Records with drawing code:
----
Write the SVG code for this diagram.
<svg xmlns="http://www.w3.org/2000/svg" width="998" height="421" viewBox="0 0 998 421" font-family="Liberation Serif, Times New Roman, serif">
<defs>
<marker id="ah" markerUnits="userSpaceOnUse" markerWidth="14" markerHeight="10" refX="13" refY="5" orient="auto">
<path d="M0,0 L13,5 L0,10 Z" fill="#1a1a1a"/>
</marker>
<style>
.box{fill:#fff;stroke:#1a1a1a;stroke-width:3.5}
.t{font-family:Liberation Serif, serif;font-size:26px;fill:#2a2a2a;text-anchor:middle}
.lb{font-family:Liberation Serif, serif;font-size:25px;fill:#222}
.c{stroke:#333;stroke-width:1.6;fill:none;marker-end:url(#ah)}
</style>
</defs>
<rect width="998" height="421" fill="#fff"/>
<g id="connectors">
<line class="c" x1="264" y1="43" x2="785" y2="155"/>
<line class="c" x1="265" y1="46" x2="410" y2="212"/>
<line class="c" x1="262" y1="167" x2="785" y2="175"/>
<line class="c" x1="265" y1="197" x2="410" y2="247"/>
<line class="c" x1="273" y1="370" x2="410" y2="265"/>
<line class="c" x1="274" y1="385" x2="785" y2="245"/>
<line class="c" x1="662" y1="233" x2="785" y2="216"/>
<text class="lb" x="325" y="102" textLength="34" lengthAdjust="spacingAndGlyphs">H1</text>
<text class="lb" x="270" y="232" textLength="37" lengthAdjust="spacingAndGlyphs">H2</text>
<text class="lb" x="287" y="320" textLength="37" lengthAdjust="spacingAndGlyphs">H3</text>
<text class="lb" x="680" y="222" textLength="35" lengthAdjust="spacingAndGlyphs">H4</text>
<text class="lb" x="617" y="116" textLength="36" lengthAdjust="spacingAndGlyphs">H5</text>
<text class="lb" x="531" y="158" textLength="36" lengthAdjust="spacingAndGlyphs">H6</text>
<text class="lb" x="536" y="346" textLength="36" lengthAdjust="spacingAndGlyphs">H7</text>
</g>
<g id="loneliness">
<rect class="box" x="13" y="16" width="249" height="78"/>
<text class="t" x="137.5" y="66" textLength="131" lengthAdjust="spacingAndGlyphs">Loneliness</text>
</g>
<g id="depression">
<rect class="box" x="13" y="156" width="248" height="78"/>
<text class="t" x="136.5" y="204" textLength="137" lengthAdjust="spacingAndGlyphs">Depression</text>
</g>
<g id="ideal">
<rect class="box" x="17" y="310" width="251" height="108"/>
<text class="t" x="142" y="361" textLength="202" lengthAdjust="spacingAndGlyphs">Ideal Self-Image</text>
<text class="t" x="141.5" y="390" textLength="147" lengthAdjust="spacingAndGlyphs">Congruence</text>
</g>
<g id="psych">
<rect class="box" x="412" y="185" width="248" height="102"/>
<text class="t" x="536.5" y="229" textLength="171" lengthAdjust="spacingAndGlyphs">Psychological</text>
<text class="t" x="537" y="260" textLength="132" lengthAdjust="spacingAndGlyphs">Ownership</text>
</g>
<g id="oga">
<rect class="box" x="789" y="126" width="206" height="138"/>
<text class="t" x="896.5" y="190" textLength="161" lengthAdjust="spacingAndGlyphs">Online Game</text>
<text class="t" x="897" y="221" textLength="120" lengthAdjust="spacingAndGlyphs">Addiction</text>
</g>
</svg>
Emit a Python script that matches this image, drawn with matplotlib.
----
Quote the data in full, keeping each word unchanged.

Write the SVG code for this diagram.
<svg xmlns="http://www.w3.org/2000/svg" width="998" height="421" viewBox="0 0 998 421" font-family="Liberation Serif, Times New Roman, serif">
<defs>
<marker id="ah" markerUnits="userSpaceOnUse" markerWidth="14" markerHeight="10" refX="13" refY="5" orient="auto">
<path d="M0,0 L13,5 L0,10 Z" fill="#1a1a1a"/>
</marker>
<style>
.box{fill:#fff;stroke:#1a1a1a;stroke-width:3.5}
.t{font-family:Liberation Serif, serif;font-size:26px;fill:#2a2a2a;text-anchor:middle}
.lb{font-family:Liberation Serif, serif;font-size:25px;fill:#222}
.c{stroke:#333;stroke-width:1.6;fill:none;marker-end:url(#ah)}
</style>
</defs>
<rect width="998" height="421" fill="#fff"/>
<g id="connectors">
<line class="c" x1="264" y1="43" x2="785" y2="155"/>
<line class="c" x1="265" y1="46" x2="410" y2="212"/>
<line class="c" x1="262" y1="167" x2="785" y2="175"/>
<line class="c" x1="265" y1="197" x2="410" y2="247"/>
<line class="c" x1="273" y1="370" x2="410" y2="265"/>
<line class="c" x1="274" y1="385" x2="785" y2="245"/>
<line class="c" x1="662" y1="233" x2="785" y2="216"/>
<text class="lb" x="325" y="102" textLength="34" lengthAdjust="spacingAndGlyphs">H1</text>
<text class="lb" x="270" y="232" textLength="37" lengthAdjust="spacingAndGlyphs">H2</text>
<text class="lb" x="287" y="320" textLength="37" lengthAdjust="spacingAndGlyphs">H3</text>
<text class="lb" x="680" y="222" textLength="35" lengthAdjust="spacingAndGlyphs">H4</text>
<text class="lb" x="617" y="116" textLength="36" lengthAdjust="spacingAndGlyphs">H5</text>
<text class="lb" x="531" y="158" textLength="36" lengthAdjust="spacingAndGlyphs">H6</text>
<text class="lb" x="536" y="346" textLength="36" lengthAdjust="spacingAndGlyphs">H7</text>
</g>
<g id="loneliness">
<rect class="box" x="13" y="16" width="249" height="78"/>
<text class="t" x="137.5" y="66" textLength="131" lengthAdjust="spacingAndGlyphs">Loneliness</text>
</g>
<g id="depression">
<rect class="box" x="13" y="156" width="248" height="78"/>
<text class="t" x="136.5" y="204" textLength="137" lengthAdjust="spacingAndGlyphs">Depression</text>
</g>
<g id="ideal">
<rect class="box" x="17" y="310" width="251" height="108"/>
<text class="t" x="142" y="361" textLength="202" lengthAdjust="spacingAndGlyphs">Ideal Self-Image</text>
<text class="t" x="141.5" y="390" textLength="147" lengthAdjust="spacingAndGlyphs">Congruence</text>
</g>
<g id="psych">
<rect class="box" x="412" y="185" width="248" height="102"/>
<text class="t" x="536.5" y="229" textLength="171" lengthAdjust="spacingAndGlyphs">Psychological</text>
<text class="t" x="537" y="260" textLength="132" lengthAdjust="spacingAndGlyphs">Ownership</text>
</g>
<g id="oga">
<rect class="box" x="789" y="126" width="206" height="138"/>
<text class="t" x="896.5" y="190" textLength="161" lengthAdjust="spacingAndGlyphs">Online Game</text>
<text class="t" x="897" y="221" textLength="120" lengthAdjust="spacingAndGlyphs">Addiction</text>
</g>
</svg>
Emit a Python script that matches this image, drawn with matplotlib.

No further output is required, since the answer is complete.